03 Apr Business Succession Planning
If a business owner suddenly becomes incapacitated or passes away, and wants the business to continue operating, a succession plan becomes urgent. The reason is that quick decisions may need to be made in an emergency, or if the business changes ownership or is sold, the going concern value must be preserved.
If you exclude your business from your estate plan because you assume it will simply shut down upon your retirement or death, the ones who ultimately suffer will be your family.
Business Succession Planning is the plan to transfer ownership, either at retirement or to children or partners, while protecting the value of the business as much as possible.
No one wants to sell a lifetime’s worth of work at a discount just to pay income taxes, gift taxes, or estate taxes. Even if the business is eventually sold, if the owner wishes to pass it on to family and keep operations running smoothly, the succession plan must include business continuity and tax-saving strategies.
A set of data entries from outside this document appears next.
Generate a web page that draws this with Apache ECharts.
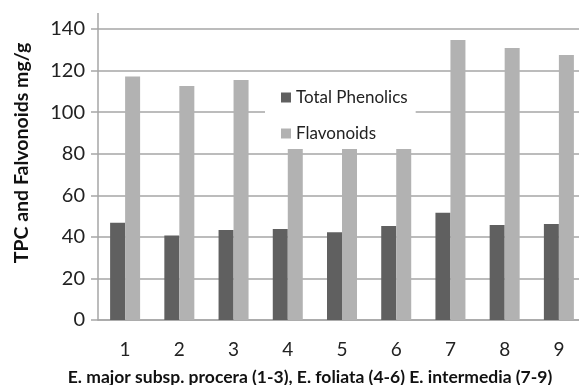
<!DOCTYPE html>
<html>
<head>
<meta charset="utf-8">
<script src="https://cdn.jsdelivr.net/npm/echarts@6/dist/echarts.min.js"></script>
<style>
  html, body { margin: 0; padding: 0; background: #fff; }
  #chart { width: 579px; height: 385px; }
</style>
</head>
<body>
<div id="chart"></div>
<script>
var categories = ['1', '2', '3', '4', '5', '6', '7', '8', '9'];
var totalPhenolics = [46.8, 40.7, 43.3, 43.8, 42.2, 45.2, 51.6, 45.7, 46.2];
var flavonoids = [117.1, 112.6, 115.5, 82.3, 82.3, 82.3, 134.7, 130.9, 127.5];
var yTicks = [0, 20, 40, 60, 80, 100, 120, 140];

var myChart = echarts.init(document.getElementById('chart'));
var font = 'Lato';

option = {
    animation: false,
    color: ['#606060', '#b2b2b2'],
    grid: { left: 98, top: 29, width: 488, height: 291, containLabel: false, outerBoundsMode: 'none' },
    legend: {
        orient: 'vertical',
        left: 265,
        top: 81,
        padding: [8, 8, 6, 16],
        itemGap: 19,
        itemWidth: 10,
        itemHeight: 10,
        backgroundColor: '#fff',
        icon: 'rect',
        textStyle: { fontFamily: font, fontSize: 17, color: '#222' },
        data: ['Total Phenolics', 'Flavonoids']
    },
    xAxis: {
        type: 'category',
        data: categories,
        name: 'E. major subsp. procera (1-3), E. foliata (4-6) E. intermedia (7-9)',
        nameLocation: 'middle',
        nameGap: 48,
        nameTextStyle: { fontFamily: font, fontWeight: 'bold', fontSize: 17.5, color: '#111', padding: [0, 64, 0, 0] },
        axisLine: { lineStyle: { color: '#a6a6a6', width: 1.5 } },
        axisTick: { show: false },
        axisLabel: { fontFamily: font, fontSize: 19, color: '#222', margin: 20 }
    },
    yAxis: {
        type: 'value',
        min: 0,
        max: 140,
        interval: 20,
        name: 'TPC and Falvonoids mg/g',
        nameLocation: 'middle',
        nameGap: 66,
        nameRotate: 90,
        nameTextStyle: { fontFamily: font, fontWeight: 'bold', fontSize: 19.5, color: '#111', padding: [0, 0, 0, 43] },
        axisLine: { show: true, lineStyle: { color: '#a6a6a6', width: 1.5 } },
        axisTick: { show: true, length: 7, lineStyle: { color: '#a6a6a6', width: 1.5 } },
        splitLine: { lineStyle: { color: '#a6a6a6', width: 1.5 } },
        axisLabel: {
            fontFamily: font, fontSize: 20, color: '#222', margin: 13,
            formatter: function (v) { return yTicks.indexOf(v) >= 0 ? String(v) : ''; }
        }
    },
    series: [
        {
            name: 'Total Phenolics',
            type: 'bar',
            barWidth: 15,
            barGap: '0%',
            data: totalPhenolics
        },
        {
            name: 'Flavonoids',
            type: 'bar',
            barWidth: 15,
            barGap: '0%',
            data: flavonoids
        }
    ],
    graphic: [
        {
            type: 'line',
            z: 10,
            shape: { x1: 98, y1: 13, x2: 98, y2: 29 },
            style: { stroke: '#a6a6a6', lineWidth: 1.5 }
        }
    ]
};
myChart.setOption(option);

window.addEventListener('resize', function () {
    myChart.resize();
});
</script>
</body>
</html>
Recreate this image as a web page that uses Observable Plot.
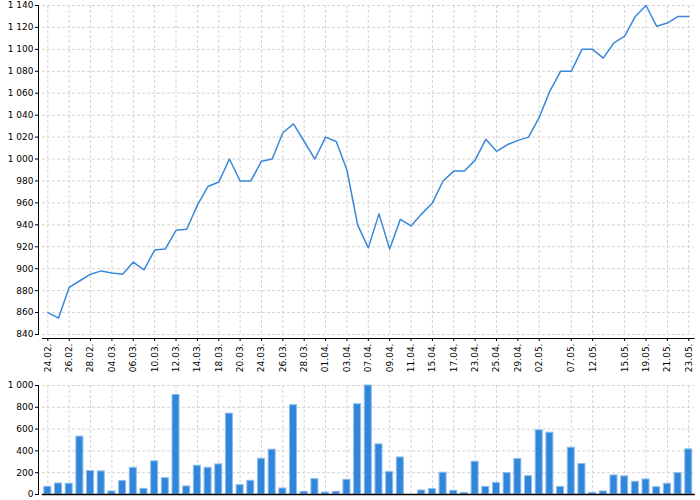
<!DOCTYPE html>
<html>
<head>
<meta charset="utf-8">
<script src="https://cdn.jsdelivr.net/npm/d3@7"></script>
<script src="https://cdn.jsdelivr.net/npm/@observablehq/plot@0.6"></script>
<style>
  html, body { margin: 0; padding: 0; background: #fff; }
  #chart svg { display: block; }
</style>
</head>
<body>
<div id="chart"></div>
<script>
// Trading days (DD.MM)
const dates = [
  "24.02","25.02","26.02","27.02","28.02","03.03","04.03","05.03","06.03","07.03",
  "10.03","11.03","12.03","13.03","14.03","17.03","18.03","19.03","20.03","21.03",
  "24.03","25.03","26.03","27.03","28.03","31.03","01.04","02.04","03.04","04.04",
  "07.04","08.04","09.04","10.04","11.04","14.04","15.04","16.04","17.04","22.04",
  "23.04","24.04","25.04","28.04","29.04","30.04","02.05","05.05","06.05","07.05",
  "08.05","12.05","13.05","14.05","15.05","16.05","19.05","20.05","21.05","22.05",
  "23.05"
];
// Closing price
const close = [
  860, 855, 883, 889, 895, 898, 896, 895, 906, 899,
  917, 918, 935, 936, 958, 975, 979, 1000, 980, 980,
  998, 1000, 1024, 1032, 1016, 1000, 1020, 1016, 990, 940,
  919, 950, 918, 945, 939, 950, 960, 980, 989, 989,
  999, 1018, 1007, 1013, 1017, 1020, 1038, 1062, 1080, 1080,
  1100, 1100, 1092, 1106, 1112, 1130, 1140, 1121, 1124, 1130,
  1130
];
// Volume
const volume = [
  70, 101, 98, 531, 215, 212, 28, 123, 245, 52,
  304, 150, 914, 74, 264, 245, 276, 742, 86, 126,
  328, 411, 55, 819, 25, 141, 18, 25, 135, 828,
  1000, 460, 205, 340, 0, 37, 49, 200, 34, 15,
  300, 70, 107, 196, 325, 169, 589, 567, 70, 429,
  279, 15, 28, 175, 166, 117, 138, 67, 98, 196,
  414
];
// Labelled ticks on the x axis
const tickDates = [
  "24.02","26.02","28.02","04.03","06.03","10.03","12.03","14.03","18.03","20.03",
  "24.03","26.03","28.03","01.04","03.04","07.04","09.04","11.04","15.04","17.04",
  "23.04","25.04","29.04","02.05","07.05","12.05","15.05","19.05","21.05","23.05"
];
const priceTicks = [840, 860, 880, 900, 920, 940, 960, 980, 1000, 1020, 1040, 1060, 1080, 1100, 1120, 1140];
const volumeTicks = [0, 200, 400, 600, 800, 1000];

const rows = dates.map((d, i) => ({date: d, close: close[i], volume: volume[i]}));
const fmt = d3.formatLocale({decimal: ",", thousands: "\u00a0", grouping: [3], currency: ["", ""]}).format(",");

const lineColor = "#3a88db";
const gridStyle = {stroke: "#d4d4d4", strokeOpacity: 1, strokeDasharray: "3,2"};
const baseStyle = {fontFamily: "DejaVu Sans, sans-serif", fontSize: "9px", color: "#000", background: "#fff", overflow: "visible"};

const priceChart = Plot.plot({
  width: 700,
  height: 378,
  marginTop: 5,
  marginBottom: 44,
  marginLeft: 42,
  marginRight: 6.4,
  style: baseStyle,
  x: {type: "point", domain: dates, padding: 0.5, align: 0.5, axis: null, label: null},
  y: {domain: [840, 1140], axis: null, label: null},
  marks: [
    Plot.gridY(priceTicks, gridStyle),
    Plot.gridX(tickDates, gridStyle),
    Plot.frame({anchor: "left", dx: -4, stroke: "#000"}),
    Plot.frame({anchor: "bottom", dy: 4, stroke: "#000"}),
    Plot.axisY(priceTicks, {label: null, tickSize: 3, tickPadding: 2, dx: -4, tickFormat: fmt}),
    Plot.axisX(tickDates, {label: null, tickSize: 3, tickPadding: 2, dy: 4, tickRotate: -90, tickFormat: d => d + "."}),
    Plot.line(rows, {x: "date", y: "close", stroke: lineColor, strokeWidth: 1.5})
  ]
});

const volumeChart = Plot.plot({
  width: 700,
  height: 122,
  marginTop: 7,
  marginBottom: 6,
  marginLeft: 42,
  marginRight: 6.4,
  style: baseStyle,
  x: {type: "band", domain: dates, paddingInner: 0.25, paddingOuter: 0.125, align: 0.5, axis: null, label: null},
  y: {domain: [0, 1000], axis: null, label: null},
  marks: [
    Plot.gridY(volumeTicks, gridStyle),
    Plot.gridX(tickDates, gridStyle),
    Plot.barY(rows, {x: "date", y: "volume", fill: "#3186d9", stroke: "#8cbdee", strokeWidth: 1, insetLeft: 0.5, insetRight: 0.5}),
    Plot.frame({anchor: "left", dx: -4, stroke: "#000"}),
    Plot.frame({anchor: "bottom", stroke: "#000", strokeWidth: 1.5}),
    Plot.axisY(volumeTicks, {label: null, tickSize: 3, tickPadding: 2, dx: -4, tickFormat: fmt})
  ]
});

const root = document.getElementById("chart");
root.appendChild(priceChart);
root.appendChild(volumeChart);
</script>
</body>
</html>
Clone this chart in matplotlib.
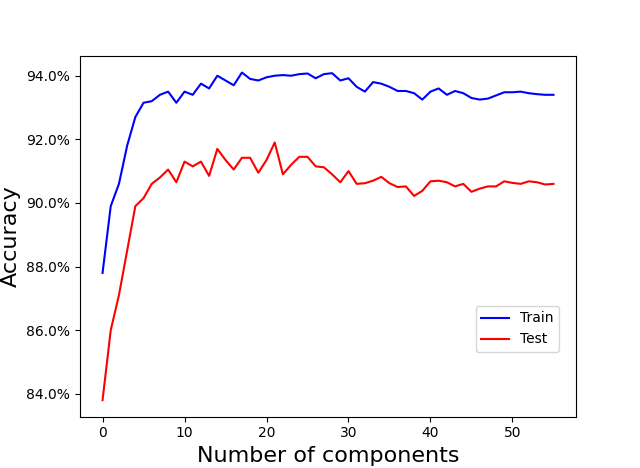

To prevent exposure to business risks and minimize liability while the business is still operating, it should be protected through a Living Trust or Asset Protection Trust to avoid potential losses.
One of the biggest reasons business owners create estate plans is to minimize taxes. Even if the business value declines after death, estate taxes are applied based on the value as of the day before death. If the business must be sold quickly to pay estate taxes within nine months, it is often sold at a discounted price, sometimes at 35% to 50% of its actual value.
To prevent the family from having to pay taxes on a business that no longer operates, you must optimize transferability in your business succession plan, and for small businesses, be able to demonstrate a limited value in order to avoid unfair estate taxes on a closed business.
For a Limited Liability Company (LLC), an Operating Agreement must be prepared. This document governs business activities and defines the relationship between members. It outlines who has major authority, who will take over, and how ownership interests should be handled.
If there are partners, a Buy-Sell Agreement should be prepared in case one becomes incapacitated or dies. This document should specify how the interest will be bought or sold, whether certain partners are to be excluded, or whether interests are to be given to a spouse or children.
Preparing this helps prevent disputes between partners and family and minimizes future losses.
A sole proprietorship is considered part of personal property, so the business and the owner are legally the same. A plan should be made to determine what happens if the owner becomes incapacitated or dies.
In a family-run business, shares can be distributed according to each person’s contribution. For example, if the son works in the family business but the daughter is not involved, more shares can be given to the son, while the daughter can receive life insurance or other assets to ensure a fair inheritance and prevent conflict between children.
Shouldn’t the business you’ve built with years of hard work be preserved and passed on smoothly, no matter what happens to you?